Happy Fourth of July! There’s nothing like grilled meat, potato salad, watermelon, and the rest of the fixins followed by some fireworks. Except for bonsai, of course. Today I want to tackle what makes a lot of bonsai folks cringe, but which when you master it will pay awesome dividends. By that I mean making roots where there are none and you need some.
When you’ve been in bonsai long enough you’re going to encounter one of the banes of the bonsai artist, namely, bad or no roots. And by this I mean those nice surface roots, what is known as the nebari. Ideally your bonsai, being a tree after all, is supported by a stable and attractive set of roots. There should be at least three, the minimum to produce an impression of stability. But what happens if you have an otherwise really nice tree but the surface rootage is bad or AWOL?

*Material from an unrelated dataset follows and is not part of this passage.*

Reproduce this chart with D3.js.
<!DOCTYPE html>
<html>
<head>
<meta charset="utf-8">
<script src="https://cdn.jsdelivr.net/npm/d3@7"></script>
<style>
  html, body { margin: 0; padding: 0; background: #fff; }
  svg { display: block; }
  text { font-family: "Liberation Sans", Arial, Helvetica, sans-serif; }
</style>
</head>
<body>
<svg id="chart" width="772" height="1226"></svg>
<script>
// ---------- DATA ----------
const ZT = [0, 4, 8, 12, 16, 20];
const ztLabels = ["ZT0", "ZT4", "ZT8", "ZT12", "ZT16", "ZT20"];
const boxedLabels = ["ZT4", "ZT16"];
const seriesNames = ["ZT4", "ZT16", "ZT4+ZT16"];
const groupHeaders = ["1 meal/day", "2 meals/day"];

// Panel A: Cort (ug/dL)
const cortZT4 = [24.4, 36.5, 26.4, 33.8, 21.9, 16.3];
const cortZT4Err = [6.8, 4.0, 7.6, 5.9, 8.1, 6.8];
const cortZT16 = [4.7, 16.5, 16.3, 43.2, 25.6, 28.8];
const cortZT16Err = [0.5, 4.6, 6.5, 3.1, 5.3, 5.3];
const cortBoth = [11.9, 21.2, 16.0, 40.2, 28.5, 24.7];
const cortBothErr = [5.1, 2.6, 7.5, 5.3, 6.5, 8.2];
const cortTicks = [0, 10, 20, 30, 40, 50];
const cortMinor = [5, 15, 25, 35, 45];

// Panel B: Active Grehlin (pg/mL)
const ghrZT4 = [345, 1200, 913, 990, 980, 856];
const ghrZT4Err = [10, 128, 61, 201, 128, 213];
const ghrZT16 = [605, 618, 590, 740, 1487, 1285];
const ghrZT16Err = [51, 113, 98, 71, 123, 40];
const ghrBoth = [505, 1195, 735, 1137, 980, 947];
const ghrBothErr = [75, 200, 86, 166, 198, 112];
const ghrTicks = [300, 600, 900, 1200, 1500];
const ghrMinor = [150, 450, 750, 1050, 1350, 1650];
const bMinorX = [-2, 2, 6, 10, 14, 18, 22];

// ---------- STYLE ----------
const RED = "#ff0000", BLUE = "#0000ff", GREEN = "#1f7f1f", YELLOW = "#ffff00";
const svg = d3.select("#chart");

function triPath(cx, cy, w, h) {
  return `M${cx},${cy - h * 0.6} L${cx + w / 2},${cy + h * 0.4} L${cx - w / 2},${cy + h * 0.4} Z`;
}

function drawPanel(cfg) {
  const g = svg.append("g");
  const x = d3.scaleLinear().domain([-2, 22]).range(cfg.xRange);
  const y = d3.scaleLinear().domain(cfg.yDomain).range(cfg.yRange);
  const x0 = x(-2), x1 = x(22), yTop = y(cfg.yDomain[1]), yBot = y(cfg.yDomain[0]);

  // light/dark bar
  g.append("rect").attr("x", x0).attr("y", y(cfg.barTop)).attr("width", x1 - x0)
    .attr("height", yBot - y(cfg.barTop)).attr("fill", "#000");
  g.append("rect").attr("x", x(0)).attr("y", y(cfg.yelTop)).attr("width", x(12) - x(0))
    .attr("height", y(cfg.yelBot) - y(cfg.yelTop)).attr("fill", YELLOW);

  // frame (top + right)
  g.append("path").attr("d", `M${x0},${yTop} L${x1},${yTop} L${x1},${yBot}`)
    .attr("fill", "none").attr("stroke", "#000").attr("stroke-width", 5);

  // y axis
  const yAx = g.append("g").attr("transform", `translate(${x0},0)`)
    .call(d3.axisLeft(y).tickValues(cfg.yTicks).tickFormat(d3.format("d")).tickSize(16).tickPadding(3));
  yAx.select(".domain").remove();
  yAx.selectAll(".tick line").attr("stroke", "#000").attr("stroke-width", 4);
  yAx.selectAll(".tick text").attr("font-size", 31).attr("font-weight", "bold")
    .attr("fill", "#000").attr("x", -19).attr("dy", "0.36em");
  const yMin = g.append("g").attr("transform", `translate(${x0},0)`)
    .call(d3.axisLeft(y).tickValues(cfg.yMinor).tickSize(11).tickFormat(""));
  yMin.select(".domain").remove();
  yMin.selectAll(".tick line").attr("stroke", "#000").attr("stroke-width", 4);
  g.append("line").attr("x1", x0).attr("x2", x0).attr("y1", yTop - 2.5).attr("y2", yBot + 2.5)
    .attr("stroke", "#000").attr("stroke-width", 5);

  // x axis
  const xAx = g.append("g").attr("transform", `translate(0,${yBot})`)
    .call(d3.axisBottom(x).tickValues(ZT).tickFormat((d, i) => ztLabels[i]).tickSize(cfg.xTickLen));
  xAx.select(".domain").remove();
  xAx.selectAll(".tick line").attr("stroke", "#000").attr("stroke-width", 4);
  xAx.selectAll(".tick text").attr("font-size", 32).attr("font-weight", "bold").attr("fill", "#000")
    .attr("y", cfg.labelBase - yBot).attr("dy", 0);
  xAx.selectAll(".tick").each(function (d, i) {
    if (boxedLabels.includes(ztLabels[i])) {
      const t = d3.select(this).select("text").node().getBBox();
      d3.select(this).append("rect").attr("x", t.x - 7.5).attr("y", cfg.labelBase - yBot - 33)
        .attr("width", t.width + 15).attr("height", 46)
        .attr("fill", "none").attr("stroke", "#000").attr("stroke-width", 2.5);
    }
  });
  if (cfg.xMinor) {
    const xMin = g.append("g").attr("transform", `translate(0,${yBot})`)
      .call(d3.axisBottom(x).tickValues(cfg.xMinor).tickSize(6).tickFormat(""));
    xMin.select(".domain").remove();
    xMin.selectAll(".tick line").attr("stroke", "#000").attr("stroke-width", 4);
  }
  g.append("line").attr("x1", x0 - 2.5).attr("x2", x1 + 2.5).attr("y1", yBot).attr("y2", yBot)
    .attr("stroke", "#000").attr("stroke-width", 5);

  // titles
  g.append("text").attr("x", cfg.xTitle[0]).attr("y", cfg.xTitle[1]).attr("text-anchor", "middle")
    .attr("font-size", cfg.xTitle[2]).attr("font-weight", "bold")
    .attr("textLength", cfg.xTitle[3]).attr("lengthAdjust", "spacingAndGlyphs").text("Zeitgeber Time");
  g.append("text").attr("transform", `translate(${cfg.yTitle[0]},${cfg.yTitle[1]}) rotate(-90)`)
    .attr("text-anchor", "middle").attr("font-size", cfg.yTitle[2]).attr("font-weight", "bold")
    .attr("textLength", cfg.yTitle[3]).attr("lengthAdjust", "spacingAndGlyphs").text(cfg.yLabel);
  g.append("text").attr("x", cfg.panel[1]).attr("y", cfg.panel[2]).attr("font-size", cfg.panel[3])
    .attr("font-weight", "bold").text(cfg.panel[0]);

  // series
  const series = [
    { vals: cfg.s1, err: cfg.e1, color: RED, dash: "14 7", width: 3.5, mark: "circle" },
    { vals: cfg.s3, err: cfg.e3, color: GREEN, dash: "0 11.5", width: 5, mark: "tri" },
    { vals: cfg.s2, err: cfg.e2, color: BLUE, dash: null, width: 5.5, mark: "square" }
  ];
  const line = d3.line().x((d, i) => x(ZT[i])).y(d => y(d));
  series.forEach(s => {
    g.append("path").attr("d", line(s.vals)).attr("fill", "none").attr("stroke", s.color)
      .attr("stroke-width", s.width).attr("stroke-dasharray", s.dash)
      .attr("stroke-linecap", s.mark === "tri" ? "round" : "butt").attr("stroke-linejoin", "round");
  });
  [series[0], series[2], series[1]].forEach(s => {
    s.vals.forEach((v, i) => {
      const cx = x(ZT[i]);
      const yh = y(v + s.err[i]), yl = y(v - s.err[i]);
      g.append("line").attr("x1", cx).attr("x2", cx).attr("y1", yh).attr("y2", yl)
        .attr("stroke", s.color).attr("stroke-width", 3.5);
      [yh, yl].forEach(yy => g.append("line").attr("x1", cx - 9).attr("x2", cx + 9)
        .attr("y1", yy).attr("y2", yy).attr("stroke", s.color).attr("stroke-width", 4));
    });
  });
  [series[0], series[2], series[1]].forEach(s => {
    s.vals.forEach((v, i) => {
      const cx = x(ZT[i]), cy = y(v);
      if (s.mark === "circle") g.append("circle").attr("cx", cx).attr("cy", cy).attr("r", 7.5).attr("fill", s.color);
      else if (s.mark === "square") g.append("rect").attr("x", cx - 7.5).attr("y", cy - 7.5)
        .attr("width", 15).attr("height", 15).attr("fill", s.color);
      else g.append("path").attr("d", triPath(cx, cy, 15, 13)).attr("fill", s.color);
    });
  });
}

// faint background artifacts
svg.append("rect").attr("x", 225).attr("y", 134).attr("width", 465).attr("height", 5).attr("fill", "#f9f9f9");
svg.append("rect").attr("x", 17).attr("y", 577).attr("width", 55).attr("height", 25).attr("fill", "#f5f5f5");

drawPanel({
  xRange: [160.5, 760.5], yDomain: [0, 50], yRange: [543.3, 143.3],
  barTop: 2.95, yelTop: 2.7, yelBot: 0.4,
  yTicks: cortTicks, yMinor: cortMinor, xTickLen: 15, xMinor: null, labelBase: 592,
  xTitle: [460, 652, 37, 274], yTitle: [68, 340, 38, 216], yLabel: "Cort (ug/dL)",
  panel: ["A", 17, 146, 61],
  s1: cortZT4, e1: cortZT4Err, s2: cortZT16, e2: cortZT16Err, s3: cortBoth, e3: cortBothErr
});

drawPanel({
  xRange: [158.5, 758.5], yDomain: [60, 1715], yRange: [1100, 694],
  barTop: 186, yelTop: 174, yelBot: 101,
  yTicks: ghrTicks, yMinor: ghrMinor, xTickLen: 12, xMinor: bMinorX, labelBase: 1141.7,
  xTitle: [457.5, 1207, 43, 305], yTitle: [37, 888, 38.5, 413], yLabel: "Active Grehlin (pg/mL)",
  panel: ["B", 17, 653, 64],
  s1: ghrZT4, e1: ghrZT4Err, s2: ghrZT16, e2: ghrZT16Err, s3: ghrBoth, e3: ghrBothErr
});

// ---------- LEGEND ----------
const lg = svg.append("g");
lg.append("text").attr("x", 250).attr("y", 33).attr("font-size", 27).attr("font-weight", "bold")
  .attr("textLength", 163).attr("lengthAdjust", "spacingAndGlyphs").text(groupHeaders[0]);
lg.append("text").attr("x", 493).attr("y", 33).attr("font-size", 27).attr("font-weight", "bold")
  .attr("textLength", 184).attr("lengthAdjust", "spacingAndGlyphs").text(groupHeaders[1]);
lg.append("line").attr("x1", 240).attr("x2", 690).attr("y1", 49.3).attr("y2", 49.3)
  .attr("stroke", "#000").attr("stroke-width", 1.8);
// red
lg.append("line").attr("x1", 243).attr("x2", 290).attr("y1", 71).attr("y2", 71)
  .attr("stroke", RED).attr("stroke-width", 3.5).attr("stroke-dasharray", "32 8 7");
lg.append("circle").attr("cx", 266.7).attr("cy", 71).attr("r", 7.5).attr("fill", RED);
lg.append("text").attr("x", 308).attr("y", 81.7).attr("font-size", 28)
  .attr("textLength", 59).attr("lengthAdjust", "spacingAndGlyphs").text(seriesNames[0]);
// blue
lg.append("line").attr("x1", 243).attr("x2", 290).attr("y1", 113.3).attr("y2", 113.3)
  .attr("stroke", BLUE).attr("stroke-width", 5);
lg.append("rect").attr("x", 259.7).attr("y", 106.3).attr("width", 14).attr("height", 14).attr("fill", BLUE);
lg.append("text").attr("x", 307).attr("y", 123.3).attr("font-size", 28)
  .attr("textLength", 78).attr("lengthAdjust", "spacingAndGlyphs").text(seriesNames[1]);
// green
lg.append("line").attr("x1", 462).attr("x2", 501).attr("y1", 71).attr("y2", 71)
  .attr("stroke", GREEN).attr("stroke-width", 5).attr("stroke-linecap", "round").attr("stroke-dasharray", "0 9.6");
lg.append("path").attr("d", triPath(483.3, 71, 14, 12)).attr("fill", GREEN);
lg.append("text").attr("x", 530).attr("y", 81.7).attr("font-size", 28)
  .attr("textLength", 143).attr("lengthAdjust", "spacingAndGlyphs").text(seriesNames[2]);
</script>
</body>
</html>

Here’s a classic example of this phenomenon, an American hornbeam, Carpinus caroliniana. What I liked about this tree when I collected it is the rough bark, which is not normal for American hornbeam. With good taper and an unusual growth habit, I thought and still do that this tree has the makings of a great bonsai.

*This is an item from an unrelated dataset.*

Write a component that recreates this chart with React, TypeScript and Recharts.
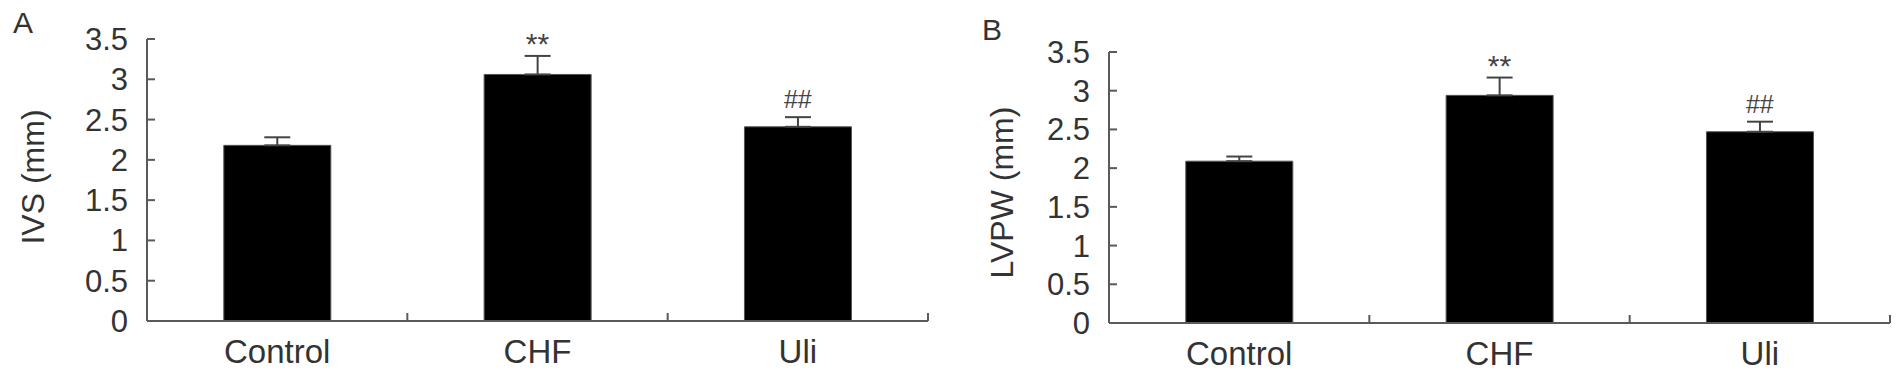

The problem with this tree is that it has an unstable nebari. There are flaring roots on the sides and in back of the tree, but across the front it’s just totally flat. While this can be overlooked or covered with extra soil, that’s really not the solution to the problem. The solution to the problem is to put roots where there are none. That’s right, it’s time to partially layer this tree (*shudder*).
Now, you may be like some when faced with this chore and just avoid it. Truth be told, many years ago when I was new at bonsai I avoided it like the plague. I mean, they make it look so easy in the books and articles. Well, sometimes in order to get better at something we just have to tackle those chores that seem more trouble than they’re worth, rather than avoid the issue altogether. I hope to make it seem a little less daunting to you with this step by step lesson.
So, the first step in the process is to remove the soil from the area to be layered. You can see the flat area I mentioned above. The trunk just goes straight down into the soil, which frankly is ugly. What we need is one or two roots that emerge from this area, ideally not coming straight toward the observer.
Now that I have the area where I need roots exposed, I’ve peeled away a section of bark all the way down past the cambium layer and just into the sapwood (or xylem). It’s important to make this area wide enough so that when the growing callus begins to form it won’t be able to heal over before roots emerge. This is true, by the way, whether you’re doing this type of operation or air-layering to make a new plant.
Notice one more thing in this photo. The top of my cut is made just under the point where the flaring roots to either side begin to flare away from the straight part of the trunk, so they will look like they match up with the others. The new roots are going to emerge from the top edge of this cut. Remember how a tree works. Roots are fed by nutrients that are transported down the inner bark (or phloem) from the leaves. Roots are not made by an upward flow of nutrients, so nothing is going to happen at the lower edge of this cut.
Mix a little water with it to make a paste. And for God’s sake, don’t be as messy doing it as I was.
Next, steal a small artist’s brush from your child or grandchild and “paint” on the rooting powder paste under the top edge of the cut, where you want to stimulate root growth. (You can return the artist’s brush later, when they’re not looking.)
Thoroughly wet some long-fiber sphagnum moss and pack it up against the whole area you skinned.
Wrap the trunk of the tree with plastic film – Saran® wrap works well. You can buy some fruit at the grocery store and put it in one of those handy bags, then when you get home toss out the fruit so you have a bag to work with (just kidding; fruit is awesome). No matter what you use, make sure it’s placed tightly against the trunk.
Next tie above the layered area with some twine, to help make sure it remains moist. Water can flow down the trunk during watering to help maintain the moisture level.
After trimming off the excess twine, add some soil over the edges of the plastic wrap to finish the job. Now it’s time to set the tree aside and ignore it for a number of weeks.
About eight weeks, to be precise. You can usually figure on about this timeframe when layering a tree. Carefully unwrap the plastic, at which time you will typically see new white roots emerging from the sphagnum moss. Just like here!
Another angle and a little closer. Don’t remove the sphagnum moss at this time. Keep it in place, which will help the new roots stay moist. It can be removed at the next repotting.
The final step is to add soil to cover the new roots fairly deep with bonsai soil, which will help keep them moist. You can also add some surface moss to the soil over the spot where the new roots are.
I hope this encourages you to try your hand at layering. It can make such a big difference for your bonsai.